CST Blog
What Antisemitism Is (And Isn't)
17 August 2010
Ben Cohen, Associate Director of Communications at American Jewish Committee, has written another excellent and thought provoking piece: this time on the nature of antisemitism. His penultimate paragraph echoes much of CST's current work on the vexing topic of antisemitic discourse
...many of the grand myths of our own time - Israel as the ultimate rogue state, U.S. policy as a hostage of the "Israel Lobby," the Palestinians as the iconic symbol of human suffering - draw on a much older tradition that, just twenty years ago, most people regarded as a matter for historians, not chroniclers of the present.
Written in the context of Oliver Stone's highly objectionable remarks to the Sunday Times and his subsequent apology, the article may be read in full here at the Huffington Post.
The following excerpts show the thrust of Ben Cohen's argument
...Stone quickly apologized for his remarks, prompting the question of whether it is fair to call him an antisemite. The answer lies in understanding what antisemitism is - and what it isn't.
...Should one's worst instincts win out, will a subsequent, timely apology annul the offense? If antisemitism is boiled down to a matter of insult, then yes, it probably will. But the problem here, as Marx might have said, is the confusion of appearance with essence.
What makes antisemitism distinctive is that it's a worldview, a means of explaining why there is injustice and unfairness and conflict in our societies. In his recent epic study, the scholar Robert Wistrich cited the French monarchist Charles Maurras' admiration for the succinctness of antisemitism. "It enables everything to be arranged, smoothed over and simplified," Maurras said.
In the nineteenth century, Maurras and his cohorts wore the antisemite's button with pride. So did Wilhelm Marr, the German rabble-rouser widely credited with coining the term antisemitism, who went on to found The League of Antisemites in 1879. For these men and their followers, antisemitism was not so much an attitude as an ideology.
...In keeping with its politically and theologically promiscuous history, antisemitism is again perfectly compatible with what would commonly, if incorrectly, be regarded as a progressive outlook, especially if the focus is upon the State of Israel.
That is why antisemitism remains one of the most furiously contested terms in political debate today. Invariably, those accused of it angrily reject the charge, retorting that they have been unfairly maligned by a crude tactic designed to muzzle what they insist is the horrible reality of Israel.
These are people who would have you believe that the victims of antisemitism today are no longer Jews, but those who are labeled antisemitic. Such sophistry, however, was not available to Oliver Stone, because of his candor in talking about Jews, and not "Zionists" or "The Israel Lobby."

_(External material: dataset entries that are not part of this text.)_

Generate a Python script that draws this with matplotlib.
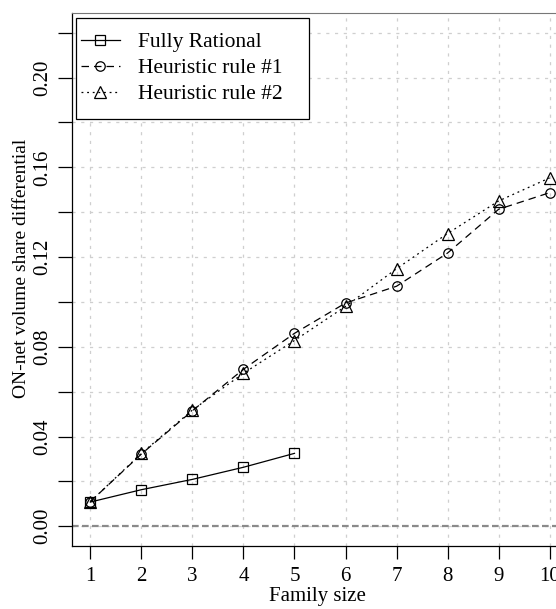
import matplotlib
matplotlib.use("Agg")
import matplotlib.pyplot as plt
from matplotlib.patches import Rectangle
from matplotlib.ticker import FixedLocator, FuncFormatter

# data
family_size = [1, 2, 3, 4, 5, 6, 7, 8, 9, 10]
rational_x = [1, 2, 3, 4, 5]
rational = [0.0108, 0.0163, 0.0209, 0.0263, 0.0325]
heur1 = [0.0110, 0.0322, 0.0515, 0.0700, 0.0860, 0.0995, 0.1070, 0.1218, 0.1413, 0.1487]
heur2 = [0.0110, 0.0325, 0.0518, 0.0682, 0.0828, 0.0980, 0.1148, 0.1305, 0.1450, 0.1553]
y_ticks = [0.00, 0.02, 0.04, 0.06, 0.08, 0.10, 0.12, 0.14, 0.16, 0.18, 0.20, 0.22]
y_labels = {0.00: "0.00", 0.04: "0.04", 0.08: "0.08", 0.12: "0.12", 0.16: "0.16", 0.20: "0.20"}

plt.rcParams["font.family"] = ["Liberation Serif", "DejaVu Serif"]
plt.rcParams["font.size"] = 15

W, H = 556, 609
fig = plt.figure(figsize=(W / 100, H / 100), dpi=100)
# axes runs past the right edge of the figure, as in the cropped reference
ax_w, ax_h = 496, 533
ax = fig.add_axes([72 / W, (H - 546) / H, ax_w / W, ax_h / H])


def px(x, y):
    # figure pixel (from top-left) -> axes fraction
    return (x - 72) / ax_w, (546 - y) / ax_h


ax.set_xlim(0.64, 10.36)
ax.set_ylim(-0.0088, 0.2288)

# grid
for xv in family_size:
    ax.axvline(xv, color="#cfcfcf", lw=0.9, ls=(0, (2.5, 4.5)), zorder=0)
for yv in y_ticks:
    ax.axhline(yv, color="#cfcfcf", lw=0.9, ls=(0, (2.5, 4.5)), zorder=0)
ax.axhline(0, color="#8a8a8a", lw=1.6, ls=(0, (3, 1.5)), zorder=1)

ax.plot(rational_x, rational, "-", color="black", lw=0.9, marker="s", ms=7.4,
        mfc="none", mec="black", mew=0.9, label="Fully Rational")
ax.plot(family_size, heur1, color="black", lw=0.9, ls=(0, (6, 4)), marker="o", ms=6.8,
        mfc="none", mec="black", mew=0.9, label="Heuristic rule #1")
ax.plot(family_size, heur2, color="black", lw=0.9, ls=(0, (1.5, 3)), marker="^", ms=8.5,
        mfc="none", mec="black", mew=0.9, label="Heuristic rule #2")

ax.xaxis.set_major_locator(FixedLocator(family_size))
ax.yaxis.set_major_locator(FixedLocator(y_ticks))
ax.yaxis.set_major_formatter(FuncFormatter(
    lambda v, pos: y_labels.get(round(v, 2), "")))
ax.tick_params(axis="x", length=9, width=0.9, pad=6, labelsize=15)
ax.tick_params(axis="y", length=10, width=0.9, pad=4, labelsize=15)
for lab in ax.get_yticklabels():
    lab.set_rotation(90)
    lab.set_va("center")

ax.spines["right"].set_visible(False)
ax.spines["top"].set_color("#777777")
for s in ("left", "bottom"):
    ax.spines[s].set_linewidth(0.9)

ax.set_xlabel("Family size", fontsize=15)
ax.xaxis.set_label_coords(*px(317, 587), transform=ax.transAxes)
ax.set_ylabel("ON-net volume share differential", fontsize=14)
ax.yaxis.set_label_coords(*px(30, 268), transform=ax.transAxes)

# legend: entries without frame, box drawn separately
leg = ax.legend(loc="upper left", bbox_to_anchor=px(81, 32), borderaxespad=0,
                frameon=False, handlelength=1.8, handletextpad=0.84,
                labelspacing=0.28, borderpad=0, fontsize=15.5)
x0, y0 = px(76, 119)
x1, y1 = px(309, 18)
ax.add_patch(Rectangle((x0, y0), x1 - x0, y1 - y0, transform=ax.transAxes,
                       facecolor="white", edgecolor="black", lw=0.9, zorder=4))
leg.set_zorder(5)

fig.savefig("out.png", dpi=100)
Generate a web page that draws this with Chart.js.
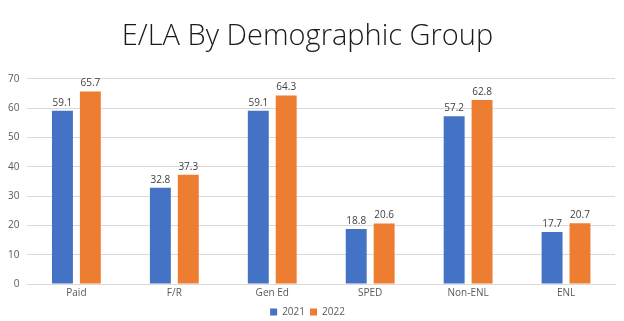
<!DOCTYPE html>
<html>
<head>
<meta charset="utf-8">
<script src="https://cdn.jsdelivr.net/npm/chart.js@4"></script>
<style>
  html, body { margin: 0; padding: 0; background: #fff; }
  #wrap { width: 624px; height: 321px; }
</style>
</head>
<body>
<div id="wrap"><canvas id="chartGroups"></canvas></div>
<script>
const groups = ["Paid", "F/R", "Gen Ed", "SPED", "Non-ENL", "ENL"];
const scores2021 = [59.1, 32.8, 59.1, 18.8, 57.2, 17.7];
const scores2022 = [65.7, 37.3, 64.3, 20.6, 62.8, 20.7];
const yTicks = [0, 10, 20, 30, 40, 50, 60, 70];

// prints each bar's value just above it
const barValues = {
  id: "barValues",
  afterDatasetsDraw(chart) {
    const ctx = chart.ctx;
    ctx.save();
    ctx.font = "10px 'Open Sans', sans-serif";
    ctx.fillStyle = "#404040";
    ctx.textAlign = "center";
    ctx.textBaseline = "bottom";
    chart.data.datasets.forEach((ds, i) => {
      chart.getDatasetMeta(i).data.forEach((bar, j) => {
        ctx.fillText(ds.data[j].toFixed(1), bar.x, bar.y - 3);
      });
    });
    ctx.restore();
  },
};

const ctx = document.getElementById("chartGroups").getContext("2d");
new Chart(ctx, {
  type: "bar",
  data: {
    labels: groups,
    datasets: [
      { label: "2021", data: scores2021, backgroundColor: "#4472C4" },
      { label: "2022", data: scores2022, backgroundColor: "#ED7D31" },
    ],
  },
  options: {
    responsive: true,
    maintainAspectRatio: false,
    animation: false,
    datasets: { bar: { categoryPercentage: 0.57, barPercentage: 0.75 } },
    layout: { padding: { left: 0, right: 9, top: 0, bottom: -6 } },
    plugins: {
      title: {
        display: true,
        text: "E/LA By Demographic Group",
        color: "#1a1a1a",
        font: { family: "'Open Sans', sans-serif", size: 29, weight: 300 },
        padding: { top: 19, bottom: 25 },
      },
      legend: {
        position: "bottom",
        labels: {
          boxWidth: 7,
          boxHeight: 7,
          color: "#595959",
          font: { family: "'Open Sans', sans-serif", size: 10 },
          padding: 5,
        },
      },
      tooltip: { enabled: false },
    },
    scales: {
      x: {
        grid: { display: false, drawTicks: false },
        border: { color: "#d9d9d9" },
        ticks: { color: "#595959", font: { family: "'Open Sans', sans-serif", size: 10 }, padding: 3 },
      },
      y: {
        min: 0,
        max: 70,
        afterBuildTicks(axis) {
          axis.ticks = yTicks.map((v) => ({ value: v }));
        },
        grid: { color: "#d9d9d9", drawTicks: false },
        border: { display: false },
        ticks: { color: "#595959", font: { family: "'Open Sans', sans-serif", size: 10 }, padding: 8 },
      },
    },
  },
  plugins: [barValues],
});
</script>
</body>
</html>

...There is a deeper point about those who recycle the favorite themes of antisemitism, yet are careful not to...speak about Jews qua Jews. In Tablet this week, Lee Smith...argued that the matter at hand is not the "indiscernible beliefs of individuals," but the way in which these writers, when they write about Israel, are "complicit in the common work of mainstreaming the kind of antisemitic language, ideas, and discourse that were once confined to extremist hate sites on the far right."
It's unlikely that Lee Smith's opponents will engage in any critical reflection, perhaps because the truth is too painful to bear. For many of the grand myths of our own time - Israel as the ultimate rogue state, U.S. policy as a hostage of the "Israel Lobby," the Palestinians as the iconic symbol of human suffering - draw on a much older tradition that, just twenty years ago, most people regarded as a matter for historians, not chroniclers of the present.
It was these myths which effectively licensed Oliver Stone's remarks. If there is a lesson to be drawn from L'Affaire Stone, it is that he did not - and this is why his apology is really by the by - act alone.